D Lacey 07.09.07 at 7:11 pm

My bank has added a security feature where they show me a selected picture and phrase to prove it’s them when I log in before I type in my password.

This seems like a good feature to help prevent phishing attacks, even ones like redirecting my DNS. When I didn’t see the picture and phrase I expected, I’d know it wasn’t really my bank.

17

Dan Simon 07.09.07 at 10:22 pm

D Lacey: Check out “The Emperor’s New Security Indicators”, by Schechter et al…

18

hallam 07.09.07 at 10:37 pm

Schemes like Sitekey work if you are alert. The problem is that they don’t work if the attacker sets up a man in the middle attack where the victim is directed to a site that simply scrapes up the authenticator image from the real site.

Another attack that has been tried is to simply replace the sitekey images with ‘image not found’. Most of the test subjects clicked through regardless.

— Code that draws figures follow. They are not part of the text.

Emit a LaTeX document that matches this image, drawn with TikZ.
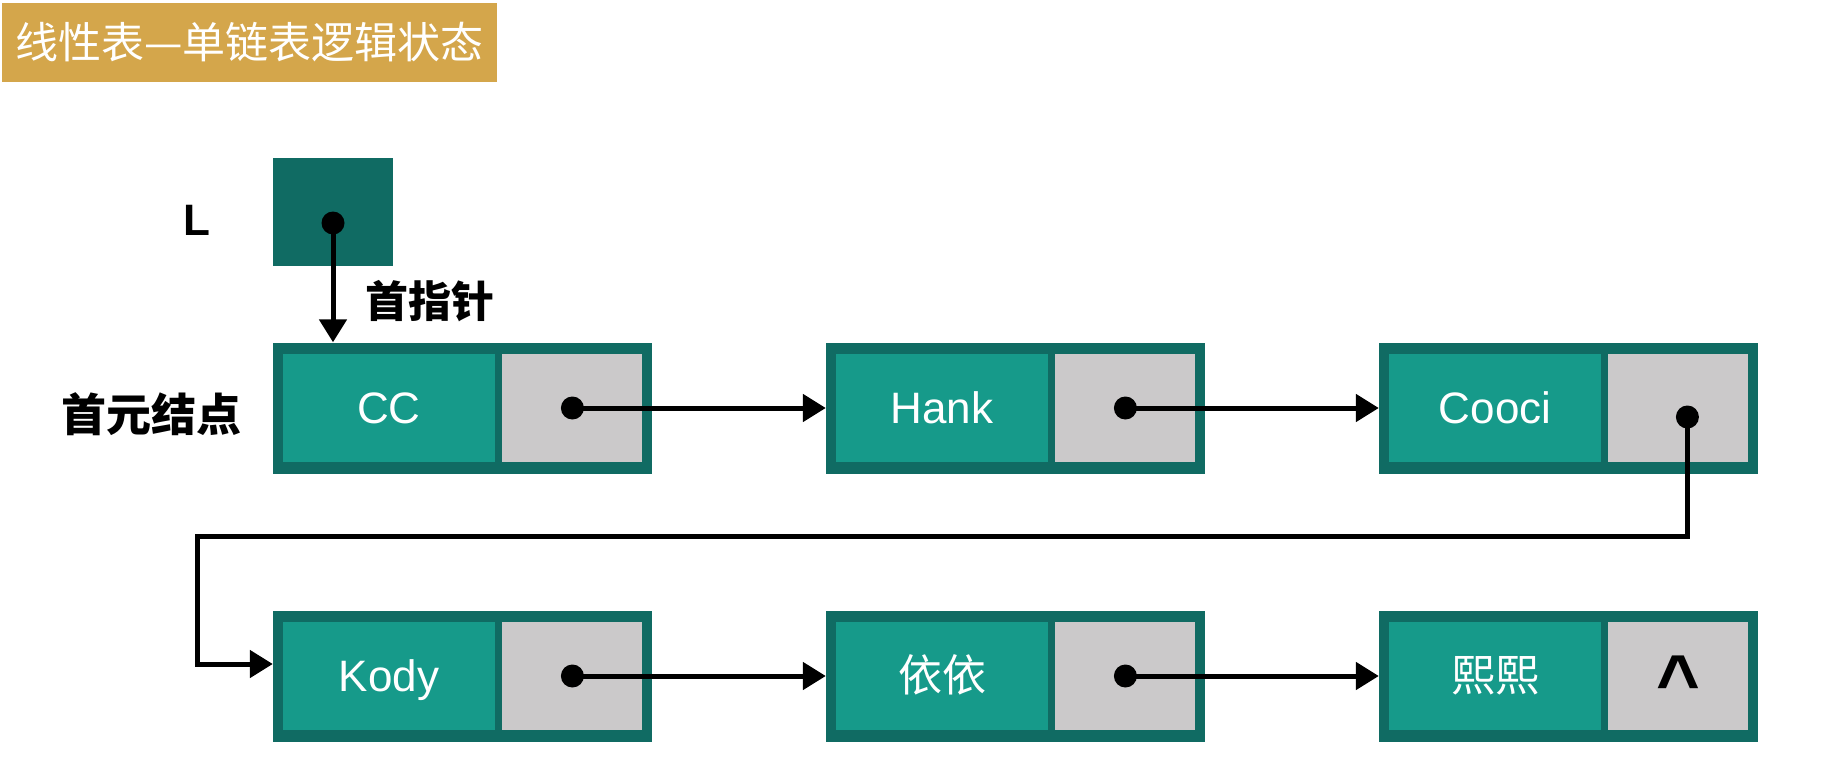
\documentclass[tikz,border=0pt]{standalone}
\usepackage{fontspec}
\setmainfont{Liberation Sans}
\newfontfamily\cjk{Noto Sans CJK SC}
\usetikzlibrary{positioning,arrows.meta,calc}
\definecolor{framedark}{RGB}{16,107,99}
\definecolor{datateal}{RGB}{22,154,138}
\definecolor{ptrgray}{RGB}{203,201,202}
\definecolor{titlegold}{RGB}{212,166,75}

\begin{document}
\begin{tikzpicture}[x=1pt,y=-1pt,
  frame/.style={fill=framedark, minimum width=379pt, minimum height=131pt, inner sep=0pt},
  datacell/.style={fill=datateal, minimum width=212pt, minimum height=108pt, inner sep=0pt,
    text=white, font=\fontsize{44}{50}\selectfont, text height=31pt, text depth=0pt},
  ptrcell/.style={fill=ptrgray, minimum width=140pt, minimum height=108pt, inner sep=0pt},
  dot/.style={circle, fill=black, minimum size=23pt, inner sep=0pt},
  ptr/.style={line width=5pt, -{Triangle[length=23pt,width=27pt]}}]
\useasboundingbox (0,0) rectangle (1838,782);
% title bar
\node[fill=titlegold, text=white, minimum width=495pt, minimum height=79pt, inner sep=0pt,
  font=\cjk\fontsize{43}{50}\selectfont] (title) at (249.5,42.5) {线性表—单链表逻辑状态};
% head pointer L
\node[font=\bfseries\fontsize{44}{50}\selectfont] (lname) at (197,220) {L};
\node[fill=framedark, minimum width=120pt, minimum height=108pt, inner sep=0pt] (lbox) at (333,212) {};
\node[dot] (ldot) at (333,223) {};
% first row
\node[frame] (cc) at (462.5,408) {};
\node[datacell, right=10pt of cc.west] (cc-d) {CC};
\node[ptrcell, right=7pt of cc-d] (cc-p) {};
\node[dot] (cc-dot) at (cc-p) {};
\node[frame] (hank) at (1015.5,408) {};
\node[datacell, right=10pt of hank.west] (hank-d) {Hank};
\node[ptrcell, right=7pt of hank-d] (hank-p) {};
\node[dot] (hank-dot) at (hank-p) {};
\node[frame] (cooci) at (1568.5,408) {};
\node[datacell, right=10pt of cooci.west] (cooci-d) {Cooci};
\node[ptrcell, right=7pt of cooci-d] (cooci-p) {};
\node[dot, xshift=9pt, yshift=-9pt] (cooci-dot) at (cooci-p) {};
% second row
\node[frame] (kody) at (462.5,676) {};
\node[datacell, right=10pt of kody.west] (kody-d) {Kody};
\node[ptrcell, right=7pt of kody-d] (kody-p) {};
\node[dot] (kody-dot) at (kody-p) {};
\node[frame] (yiyi) at (1015.5,676) {};
\node[datacell, right=10pt of yiyi.west] (yiyi-d) {\cjk 依依};
\node[ptrcell, right=7pt of yiyi-d] (yiyi-p) {};
\node[dot] (yiyi-dot) at (yiyi-p) {};
\node[frame] (xixi) at (1568.5,676) {};
\node[datacell, right=10pt of xixi.west] (xixi-d) {\cjk 熙熙};
\node[ptrcell, right=7pt of xixi-d] (xixi-p) {};
\node[anchor=base, inner sep=0pt, font=\bfseries\fontsize{75}{80}\selectfont] (xixi-null)
  at ([yshift=-31pt]xixi-p.center) {\textasciicircum};
% labels
\node[font=\cjk\bfseries\fontsize{43}{48}\selectfont] (headlabel) at (430,301) {首指针};
\node[font=\cjk\bfseries\fontsize{45}{50}\selectfont] (firstlabel) at (151,414) {首元结点};
% pointers
\draw[ptr] (ldot.center) -- (ldot.center |- cc.north);
\draw[ptr] (cc-dot.center) -- (hank.west);
\draw[ptr] (hank-dot.center) -- (cooci.west);
\coordinate (wrap) at (197,536);
\draw[ptr] (cooci-dot.center) |- (wrap) |- ([yshift=12pt]kody.west);
\draw[ptr] (kody-dot.center) -- (yiyi.west);
\draw[ptr] (yiyi-dot.center) -- (xixi.west);
\end{tikzpicture}
\end{document}
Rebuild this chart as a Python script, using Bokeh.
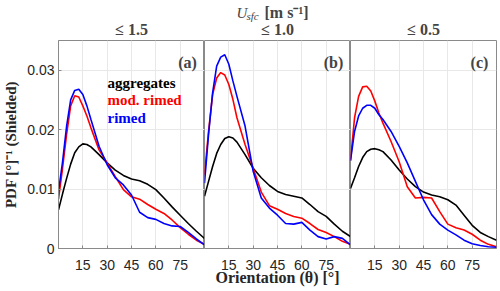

With respect to the original attack, there are at least two ways the criminals could cash out stolen facebook credentials. One is to boost the credibility of an auction fraud. Another is to recruit people into a money mover scam. The way the criminals turn stolen accounts into money is to recruit ‘money movers’ who receive the stolen funds and wire them to the criminals less their commission. In addition to being illegal money laundering these scams usually result in bankruptcy for the recruits. The transfers of stolen money into the accounts are reversed but the recruit is responsible for all the money that was moved out.

19

jay bee 07.10.07 at 7:36 am

Thanks for the warning/reminder Eszter & great to see you were in Dublin with the Hungarian boxing team enjoying our wonderful summer weather!

I think the photo of the unidentified red door is the church on Dawson Street

20

anomyous 07.11.07 at 6:50 pm

I encountered a very clever one the other day — a seeming Bank of America email came to me saying that my on-line account was blocked because my sitekey password had been incorrectly entered. It had the BoA logos down well and I had recently been in the account and changed some items. Of course, checking the URL in the message revealed that it was routing to a non-BoA site and was a phishing attempt.